Date of Award


Document Type


Degree Name

Doctor of Education (EdD)


Education and Organizational Leadership Development

Committee Chair/Advisor

Dr. Noelle Paufler

Committee Member

Dr. Heather Brooker

Committee Member

Dr. Daniella Hall Sutherland

Committee Member

Dr. Barbara Nesbitt


Teachers find it challenging to integrate metacognition into the classroom to promote critical thinking, but such rigorous instruction is one way to improve access to quality education for all students, no matter their access to outside-of-school resources. To help teachers find more comfort and confidence in designing for increased critical thinking and metacognitive discourse and to help close the theory-practice gap in metacognition research, I conducted a mixed-methods case study focusing on assessment-design interventions. Using the Metacognitive Framework for Assessment Design and Annotations of Awareness, both designed in response to my literature review, my 90-day action research included three Plan-Do-Study-Act cycles.
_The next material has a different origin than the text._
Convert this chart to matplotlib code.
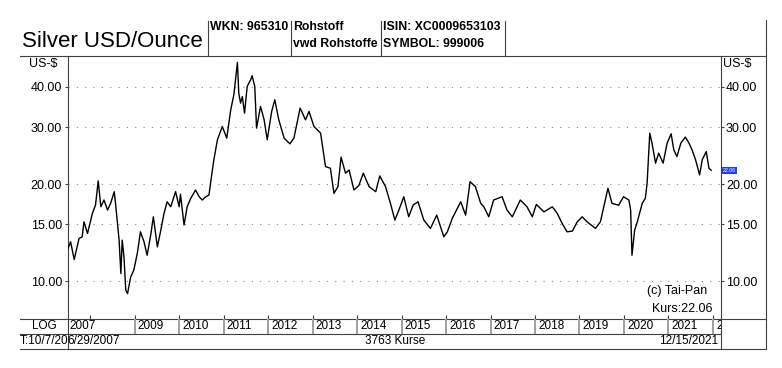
import matplotlib.pyplot as plt
from matplotlib.lines import Line2D

W, H = 782, 368
plt.rcParams['font.family'] = ['Liberation Sans', 'DejaVu Sans']

# silver price (decimal year, USD per ounce)
years = [2007.50, 2007.56, 2007.64, 2007.75, 2007.82, 2007.86, 2007.94, 2008.05, 2008.12, 2008.18,
         2008.24, 2008.31, 2008.39, 2008.46, 2008.54, 2008.57, 2008.65, 2008.69, 2008.72, 2008.76,
         2008.80, 2008.84, 2008.91, 2008.98, 2009.06, 2009.13, 2009.21, 2009.28, 2009.36, 2009.42,
         2009.51, 2009.58, 2009.66, 2009.73, 2009.81, 2009.92, 2010.00, 2010.03, 2010.11, 2010.18,
         2010.26, 2010.37, 2010.45, 2010.52, 2010.60, 2010.67, 2010.72, 2010.78, 2010.86, 2010.97,
         2011.07, 2011.16, 2011.23, 2011.31, 2011.34, 2011.38, 2011.42, 2011.47, 2011.53, 2011.61,
         2011.64, 2011.70, 2011.74, 2011.83, 2011.91, 2011.98, 2012.08, 2012.15, 2012.24, 2012.36,
         2012.49, 2012.58, 2012.72, 2012.84, 2012.92, 2013.03, 2013.18, 2013.29, 2013.40, 2013.48,
         2013.57, 2013.64, 2013.74, 2013.82, 2013.93, 2014.04, 2014.14, 2014.27, 2014.42, 2014.51,
         2014.64, 2014.75, 2014.85, 2014.94, 2015.05, 2015.16, 2015.26, 2015.37, 2015.50, 2015.65,
         2015.79, 2015.95, 2016.03, 2016.14, 2016.33, 2016.44, 2016.54, 2016.66, 2016.78, 2016.85,
         2016.96, 2017.07, 2017.26, 2017.37, 2017.49, 2017.67, 2017.82, 2017.94, 2018.03, 2018.20,
         2018.39, 2018.50, 2018.61, 2018.72, 2018.84, 2018.95, 2019.06, 2019.17, 2019.36, 2019.47,
         2019.64, 2019.73, 2019.88, 2019.99, 2020.11, 2020.15, 2020.18, 2020.24, 2020.30, 2020.41,
         2020.48, 2020.52, 2020.58, 2020.63, 2020.71, 2020.78, 2020.88, 2020.97, 2021.06, 2021.12,
         2021.19, 2021.28, 2021.38, 2021.46, 2021.53, 2021.61, 2021.70, 2021.76, 2021.85, 2021.91,
         2021.96]
prices = [12.63, 13.25, 11.68, 13.57, 13.73, 15.28, 14.06, 16.23, 17.22, 20.45,
          17.01, 17.85, 16.62, 17.43, 18.94, 17.40, 13.41, 10.57, 13.41, 11.90,
          9.38, 9.16, 10.31, 10.82, 12.22, 14.23, 13.25, 12.04, 13.89, 15.84,
          12.78, 14.23, 16.23, 17.63, 17.01, 18.94, 17.01, 18.60, 14.93, 17.01,
          18.06, 19.17, 18.27, 17.85, 18.27, 18.49, 20.80, 23.76, 27.41, 30.15,
          27.75, 33.96, 37.81, 47.60, 38.27, 35.60, 37.30, 33.17, 40.12, 42.10,
          43.30, 40.10, 29.80, 34.78, 31.62, 27.41, 33.56, 36.48, 31.62, 27.75,
          26.64, 27.75, 34.38, 31.62, 33.56, 30.15, 28.75, 22.65, 22.39, 18.72,
          19.63, 24.23, 21.61, 22.10, 19.17, 19.80, 21.61, 19.63, 18.94, 21.19,
          19.63, 17.43, 15.47, 16.62, 18.27, 15.84, 17.22, 17.63, 15.47, 14.58,
          16.03, 13.73, 14.23, 15.66, 17.63, 16.03, 20.34, 19.63, 17.43, 17.01,
          15.84, 17.85, 18.27, 16.62, 15.84, 17.85, 17.01, 15.84, 17.30, 16.40,
          17.01, 16.23, 15.11, 14.23, 14.30, 15.28, 15.84, 15.28, 14.58, 15.28,
          19.41, 17.43, 17.20, 18.27, 17.85, 16.62, 12.04, 14.40, 15.28, 17.43,
          18.06, 20.11, 28.75, 26.77, 23.21, 24.93, 23.21, 26.77, 28.61, 25.52,
          24.32, 26.80, 27.95, 26.80, 25.52, 23.76, 21.35, 23.80, 25.21, 22.39,
          22.06]

y_ticks = [10, 15, 20, 30, 40]
y_labels = ['10.00', '15.00', '20.00', '30.00', '40.00']
year_ticks = list(range(2008, 2023))
year_labels = ['2009', '2010', '2011', '2012', '2013', '2014', '2015', '2016', '2017',
               '2018', '2019', '2020', '2021', '2022']
last_price = '22.06'

x_lo, x_hi = 2007.49, 2022.17
frame = '#404040'


def fx(px):
    return px / W


def fy(py):
    return 1 - py / H


fig = plt.figure(figsize=(W / 100, H / 100), dpi=100)

# overlay in pixel coordinates for the frame and header
bg = fig.add_axes([0, 0, 1, 1])
bg.set_xlim(0, W)
bg.set_ylim(H, 0)
bg.axis('off')

for x0, x1, y in [(20, 766, 55.5), (20, 766, 318.5), (20, 720, 333.5), (20, 766, 348.5)]:
    bg.add_line(Line2D([x0, x1], [y, y], color=frame, lw=0.8))
for x, y0, y1 in [(208, 21, 55.5), (291, 21, 55.5), (381, 21, 55.5), (505, 21, 55.5),
                  (766, 20, 348.5), (67.5, 55.5, 348.5), (720.5, 55.5, 348.5)]:
    bg.add_line(Line2D([x, x], [y0, y1], color=frame, lw=0.8))

bg.text(22, 47, 'Silver USD/Ounce', fontsize=16, va='baseline', ha='left')
hdr = dict(fontsize=8.8, fontweight='bold', va='center', ha='left')
bg.text(210, 27, 'WKN: 965310', **hdr)
bg.text(293, 27, 'Rohstoff', **hdr)
bg.text(293, 44, 'vwd Rohstoffe', **hdr)
bg.text(383, 27, 'ISIN: XC0009653103', **hdr)
bg.text(383, 44, 'SYMBOL: 999006', **hdr)

bg.text(57, 64, 'US-$', fontsize=9, ha='right', va='center')
bg.text(723, 64, 'US-$', fontsize=9, ha='left', va='center')
bg.text(44, 326, 'LOG', fontsize=8.5, ha='center', va='center')
bg.text(19.5, 341, 'T:10/7/20', fontsize=8.5, ha='left', va='center')
bg.text(67.5, 341, '6/29/2007', fontsize=8.5, ha='left', va='center')
bg.text(395, 341, '3763 Kurse', fontsize=8.5, ha='center', va='center')
bg.text(718, 341, '12/15/2021', fontsize=8.5, ha='right', va='center')

# main price panel
ax = fig.add_axes([fx(67.5), fy(318.5), fx(720.5) - fx(67.5), fy(55.5) - fy(318.5)])
ax.patch.set_visible(False)
ax.plot(years, prices, color='black', lw=1.0)
ax.set_yscale('log')
ax.set_ylim(7.67, 50)
ax.set_xlim(x_lo, x_hi)
ax.set_yticks(y_ticks)
ax.set_yticklabels(y_labels)
ax.yaxis.set_minor_locator(plt.NullLocator())
ax.set_xticks(year_ticks)
ax.tick_params(axis='x', direction='in', length=3, labelbottom=False, color=frame)
ax.tick_params(axis='y', which='major', direction='out', length=2.5, width=0.8, pad=1.5,
               labelsize=9, left=True, right=True, labelleft=True, labelright=True, color=frame)
for yt in y_ticks:
    ax.axhline(yt, color='#888888', lw=0.8, dashes=(1, 6.5), zorder=0)
for s in ax.spines.values():
    s.set_visible(False)
ax.text(1.004, 22.06, last_price, transform=ax.get_yaxis_transform(), fontsize=3.8,
        color='white', va='center', ha='left',
        bbox=dict(boxstyle='square,pad=0.15', fc='#2040ff', ec='none'))
ax.text(0.980, 0.103, '(c) Tai-Pan', transform=ax.transAxes, fontsize=9, ha='right', va='center')
ax.text(0.988, 0.038, 'Kurs:' + last_price, transform=ax.transAxes, fontsize=9,
        ha='right', va='center')

# year strip
yr = fig.add_axes([fx(67.5), fy(333.5), fx(720.5) - fx(67.5), fy(318.5) - fy(333.5)])
yr.set_xlim(x_lo, x_hi)
yr.set_ylim(0, 1)
yr.axis('off')
yr.text(x_lo + 0.04, 0.5, '2007', fontsize=8.5, ha='left', va='center')
for yv, lab in zip(year_ticks[1:], year_labels):
    yr.axvline(yv, color='#a0a0a0', lw=1.4)
    yr.text(yv + 0.07, 0.5, lab, fontsize=8.5, ha='left', va='center', clip_on=True)

fig.savefig('out.png', dpi=100)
Qualitative-data collection included surveys, observations and conversations, interviews, reflection logs, and design-session transcripts. Quantitative-data collection included Likert-scale portions of pre- and post-surveys and assistant-superintendent scores of teacher assessments pre and post study. Eight teachers (six English and two social studies) at a traditional public high school in South Carolina participated. Activity theory helped guide my iterative research design, my coding, and my findings. The benefits of the Metacognition Framework were measured and substantiated. Six themes emerged to reveal how the Framework supports critical thinking and metacognition: (a) Finding Clarity through Abstraction, (b) Moving Backwards to Move Forwards, (c) Giving More Feedback to Give Less, (d) Slowing Down to Speed Up, (e) Focusing on the Discrete for Transfer, and (f) Students Guiding the Teachers. Teacher self-ratings in confidence improved on average. Pre- and post-study assessment scores in the Thinking and Problem-Solving domains of the South Carolina Teaching Standards 4.0 Rubric (South Carolina Department of Education [SCDE], 2021d) revealed maintenance of or growth in rigor for five teachers, while the scores for the other three teachers offered guidance on how to hold up the 4.0 Rubric (SCDE, 2021d) to the realities and priorities of teaching. South Carolina public schools should integrate the Framework in secondary English and social studies classrooms utilizing school-level instructional coaching and district induction programs in order to support teachers in crafting assessments for increased student critical thinking and increased metacognitive discourse.